Canada's central bank sees AI as a productivity lever, but warns uneven adoption could leave some workers and industries behind
Canada's central bank is offering its clearest picture yet of how artificial intelligence is transforming the country's economy: the technology is already at work, but the seismic disruption many feared has not yet arrived.
Speaking to economists and business leaders in Ottawa, Bank of Canada external deputy governor Michelle Alexopoulos addressed how AI is affecting the economy today, as well as what could unfold in the future.
Her remarks arrived at a moment when the debate over AI's role in financial services – from underwriting to client management – has intensified across the Canadian mortgage sector.
"As AI continues to improve and its adoption spreads, it could permanently change how the Canadian economy works," Alexopoulos said.
"By lowering costs for businesses and improving efficiencies, AI could support higher wages, reduce prices for consumers and spur new investment."
The speech, delivered at the Ottawa Economics Association and Canadian Association for Business Economics Spring Policy Conference, drew on data from Statistics Canada and the Bank's own surveys of businesses, consumers, and financial sector risk managers.

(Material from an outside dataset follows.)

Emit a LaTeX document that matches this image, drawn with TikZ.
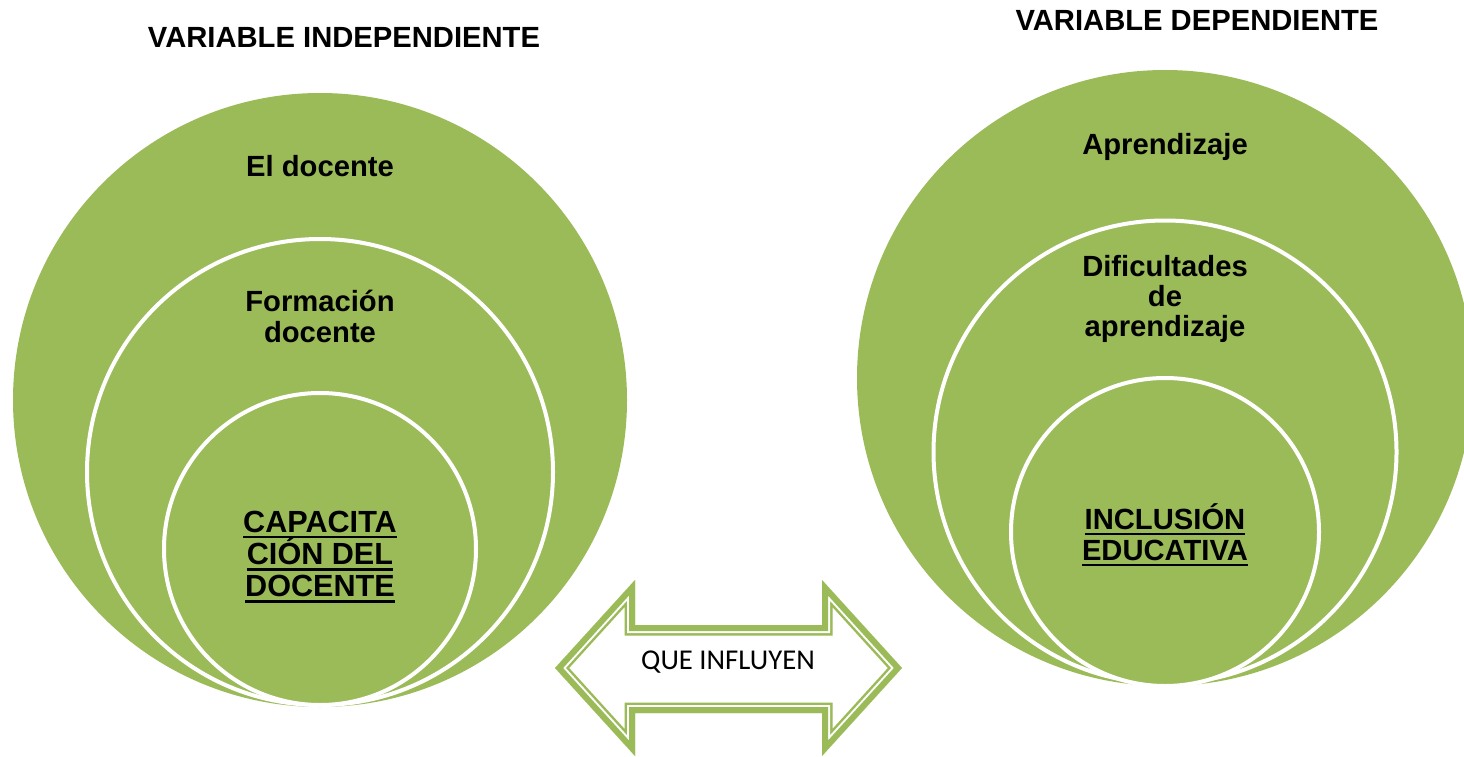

A technology with GPT potential, but still early days
Alexopoulos drew a distinction between ordinary technological advances and what economists call general-purpose technologies, or GPTs – transformative innovations such as electricity and computing that eventually reshape entire economies.
She said AI has many characteristics of a GPT, but not all of them yet, noting that the technology is still in early stages of adoption and it remains uncertain whether AI will spread through the entire economy and create spillovers like computers, or plateau as a powerful but task- or sector-specific technology.
She pointed to a dramatic acceleration in investment as a signal of AI's growing weight.
AI-related capital spending by top US technology firms roughly doubled to approximately US$400 billion in 2025 and is expected to continue rising – a scale of commitment that should eventually make accessing advanced AI tools cheaper and easier for Canadian businesses.
Despite that investment, domestic adoption remains concentrated. A 2022 Statistics Canada study found about 3% of Canadian businesses were using AI.
By 2025 the share had quadrupled to around 12%, but AI adoption differs sharply across sectors: just 1.5% of businesses in accommodation and food services are using AI, compared with more than 30% of finance and insurance firms.
Read more: Bank of Canada warns AI boom could leave smaller firms behind
Humans remain in charge – for now
For workers in any AI-exposed sector, the jobs question is the most personal. The Bank's current reading is cautious but not alarming.
Almost 90% of Canadian businesses that have adopted AI reported no effect on staffing levels, with roughly 4% saying AI had led to job creation and about 6% reporting decreases in employment linked to AI use.
In its most recent survey of senior experts in risk management in the financial sector, the Bank found that many said AI use was improving productivity by automating routine tasks, allowing workers to focus on higher-value ones.
Looking ahead, those experts see AI as a tool to support decision-making, while still keeping humans very much in charge of those decisions. Alexopoulos framed this as evidence that AI will mostly transform jobs rather than eliminate them.
That assessment resonates in the mortgage broker community. Vancouver-based broker Sharon Davis told Canadian Mortgage Professional late last year that brokers' ability to produce tailored solutions for a client's extremely specific needs and contexts is something that will continue to set them apart from automated tools.
"AI doesn't think that way," Davis said. "AI doesn't say, 'Well, let's look at everything.'"
Her counsel was direct: "We have to be a hybrid. We need AI to keep us moving forward and help us be more efficient."
Tim Rye, senior vice president of commercial solutions at Teranet, offered a complementary view last month.
"AI is coming. Tools and technologies are coming faster, and we're seeing it more and more," Rye told CMP.
"I don't think we can avoid it. We have to embrace it, and we have to make sure we put protections, tools and partnerships in place to ensure a trusted ecosystem remains for the housing environment of Canada."
Alexopoulos acknowledged that not all workers will be insulated. She noted that some technology firms have attributed recent job cuts partly to AI, and studies have highlighted weak hiring in roles highly exposed to automation, including entry-level coding and customer service – a concern that could disproportionately affect younger workers and those in AI-exposed sectors.
Read more: AI is coming for brokers' back office. Some will adapt. Many will not
Beyond employment, the Bank's keenest interest in AI is what it could eventually do to Canada's long-stagnant productivity numbers and by extension, to the inflation outlook that governs interest rate decisions.
"Productivity is not about asking people to work harder," Alexopoulos said.
"It's about how efficiently the economy transforms work into goods and services. When productivity improves, living standards rise."
She added that productivity ultimately determines how fast the economy can grow without generating inflationary pressures – in other words, it shapes the economy's potential output.